No one wants to condemn our youngest students to years of trying (and often failing) to memorize lists of words week after week. The wonderful truth is that every irregular word and every word that doesn’t make sense is an invitation to deepen our understanding of our language. There’s no better way to launch children into literacy than allowing them to understand how those puzzling words actually do make sense, by framing instruction in the real context of structures and relationships from the very beginning. 

1 Venezky, Richard L.“English Orthography: Its Graphical Structure and Its Relation to Sound,” Reading Research Quarterly, Vol 2, No. 3 (Spring 1967) pp. 75-105

2 You may want to take a look at <fasten & hasten>, <enormous> & <presidential presidents>.
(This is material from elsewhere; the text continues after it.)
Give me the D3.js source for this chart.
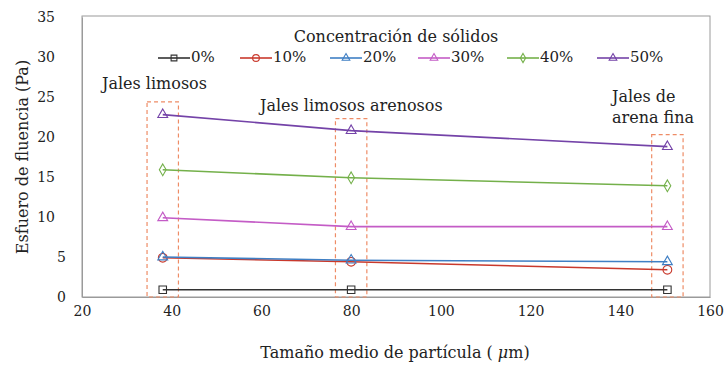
<!DOCTYPE html>
<html><head><meta charset="utf-8">
<script src="https://cdn.jsdelivr.net/npm/d3@7"></script>
<style>
html,body{margin:0;padding:0;background:#fff;}
svg text{font-family:"DejaVu Serif","Liberation Serif",serif;fill:#222;}
</style></head>
<body><svg id="c" width="726" height="365"></svg>
<script>
const xValues = [38, 80, 150.5];
const seriesNames = ["0%", "10%", "20%", "30%", "40%", "50%"];
const values0  = [0.9, 0.9, 0.9];
const values10 = [4.9, 4.4, 3.4];
const values20 = [5.0, 4.6, 4.4];
const values30 = [9.9, 8.8, 8.8];
const values40 = [15.9, 14.9, 13.9];
const values50 = [22.8, 20.8, 18.8];
const seriesColors = ["#333333", "#c9392c", "#3f7fc4", "#c45cc6", "#74b04a", "#7443a8"];
const seriesSymbols = ["square", "circle", "triangle", "triangle", "diamond", "triangle"];
const xTicks = [20, 40, 60, 80, 100, 120, 140, 160];
const yTicks = [0, 5, 10, 15, 20, 25, 30, 35];
const zoneLabels = [["Jales limosos"], ["Jales limosos arenosos"], ["Jales de", "arena fina"]];
const zoneTops = [24.4, 22.3, 20.3];
const zoneHalfWidth = 3.5;

const allValues = [values0, values10, values20, values30, values40, values50];
const svg = d3.select("#c");
const L = 82, R = 710, T = 17, B = 297;
const x = d3.scaleLinear().domain([20, 160]).range([L, R]);
const y = d3.scaleLinear().domain([0, 35]).range([B, T]);

// plot frame
svg.append("rect").attr("x", L).attr("y", T - 1).attr("width", R - L).attr("height", B - T + 1)
  .attr("fill", "none").attr("stroke", "#9a9a9a").attr("stroke-width", 1);

// axes
const xa = svg.append("g").attr("transform", `translate(0,${B})`)
  .call(d3.axisBottom(x).tickValues(xTicks).tickSize(0).tickPadding(9));
xa.select(".domain").attr("stroke", "#9a9a9a");
xa.selectAll("text").attr("font-size", 14).attr("fill", "#222");
const ya = svg.append("g").attr("transform", `translate(${L},0)`)
  .call(d3.axisLeft(y).tickValues(yTicks).tickSize(0).tickPadding(27));
ya.select(".domain").attr("stroke", "#9a9a9a");
ya.selectAll("text").attr("font-size", 14).attr("fill", "#222")
  .attr("dx", d => d < 10 ? 11 : 0);

// zone boxes
xValues.forEach((xv, i) => {
  svg.append("rect")
    .attr("x", x(xv - zoneHalfWidth)).attr("y", y(zoneTops[i]))
    .attr("width", x(xv + zoneHalfWidth) - x(xv - zoneHalfWidth))
    .attr("height", y(0) - y(zoneTops[i]))
    .attr("fill", "none").attr("stroke", "#ee8c66").attr("stroke-width", 1.2)
    .attr("stroke-dasharray", "4,3");
});

// zone labels
const zoneLabelPos = [[102, 89], [260, 111], [612, 102]];
zoneLabels.forEach((lines, i) => {
  const t = svg.append("text").attr("x", zoneLabelPos[i][0]).attr("y", zoneLabelPos[i][1])
    .attr("font-size", 16);
  lines.forEach((ln, j) => t.append("tspan").attr("x", zoneLabelPos[i][0]).attr("dy", j === 0 ? 0 : 21).text(ln));
});

function symbol(g, type, cx, cy, color, scale) {
  const base = type === "square" ? 56 : type === "circle" ? 60 : type === "diamond" ? 40 : 42;
  const st = type === "square" ? d3.symbolSquare : type === "circle" ? d3.symbolCircle : type === "diamond" ? d3.symbolDiamond : d3.symbolTriangle;
  g.append("path").attr("d", d3.symbol().type(st).size(base * scale)())
    .attr("transform", `translate(${cx},${cy})`)
    .attr("fill", "none").attr("stroke", color).attr("stroke-width", 1.1);
}

const line = d3.line().x(d => x(d[0])).y(d => y(d[1]));
allValues.forEach((vals, si) => {
  const g = svg.append("g");
  const pts = xValues.map((xv, i) => [xv, vals[i]]);
  g.append("path").attr("d", line(pts)).attr("fill", "none")
    .attr("stroke", seriesColors[si]).attr("stroke-width", 1.6);
  pts.forEach(p => symbol(g, seriesSymbols[si], x(p[0]), y(p[1]), seriesColors[si], 1));
});

// legend
svg.append("text").attr("x", 396).attr("y", 42).attr("text-anchor", "middle")
  .attr("font-size", 16).text("Concentración de sólidos");
const legX = [158, 240, 330, 418, 507, 597];
seriesNames.forEach((n, i) => {
  const g = svg.append("g");
  const ly = 62;
  g.append("line").attr("x1", legX[i]).attr("x2", legX[i] + 32).attr("y1", ly - 4).attr("y2", ly - 4)
    .attr("stroke", seriesColors[i]).attr("stroke-width", 1.6);
  symbol(g, seriesSymbols[i], legX[i] + 16, ly - 4, seriesColors[i], 0.6);
  g.append("text").attr("x", legX[i] + 33).attr("y", ly).attr("font-size", 15).text(n);
});

// axis titles
svg.append("text").attr("transform", `translate(28,157) rotate(-90)`)
  .attr("text-anchor", "middle").attr("font-size", 16).text("Esfuero de fluencia  (Pa)");
const xt = svg.append("text").attr("x", 395).attr("y", 358).attr("text-anchor", "middle").attr("font-size", 16);
xt.append("tspan").text("Tamaño medio de partícula ( ");
xt.append("tspan").attr("font-style", "italic").text("μ");
xt.append("tspan").text("m)");
</script></body></html>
3See information on <hamlet> at
And an update: when I published this essay a few hours ago, I included the word <bracelet> as an example of a word that has an <let> suffix. But I didn’t look it up first. It started nagging at me, and when I just checked, I discovered that <bracelet> probably does not include a suffix <let>. Both <let> and <et> are diminutive suffixes, but I needed to look at the history before I could be confident which one seemed more likely, and I didn’t do that. And I thought I had looked at <hamlet> carefully, but I didn’t. As I reflect, I don’t think I’m comfortable listing either <hamlet> or <bracelet> as words that have <et> or <let> suffixes in present day English, at least not without some more investigation. This is a great example of why etymology matters; it’s a critical research tool to help us understand the morphology of present day words. And it’s also a great example of a couple of things that I’ve learned from my friend Pete Bowers—that juicy mistakes often teach us so much and that it’s never a problem NOT to analyze a word as deeply as we can, but that we do want to avoid false analysis.  I’ve updated this essay and the pdf to something that (I think!) is justified by the evidence I’ve had time to look over.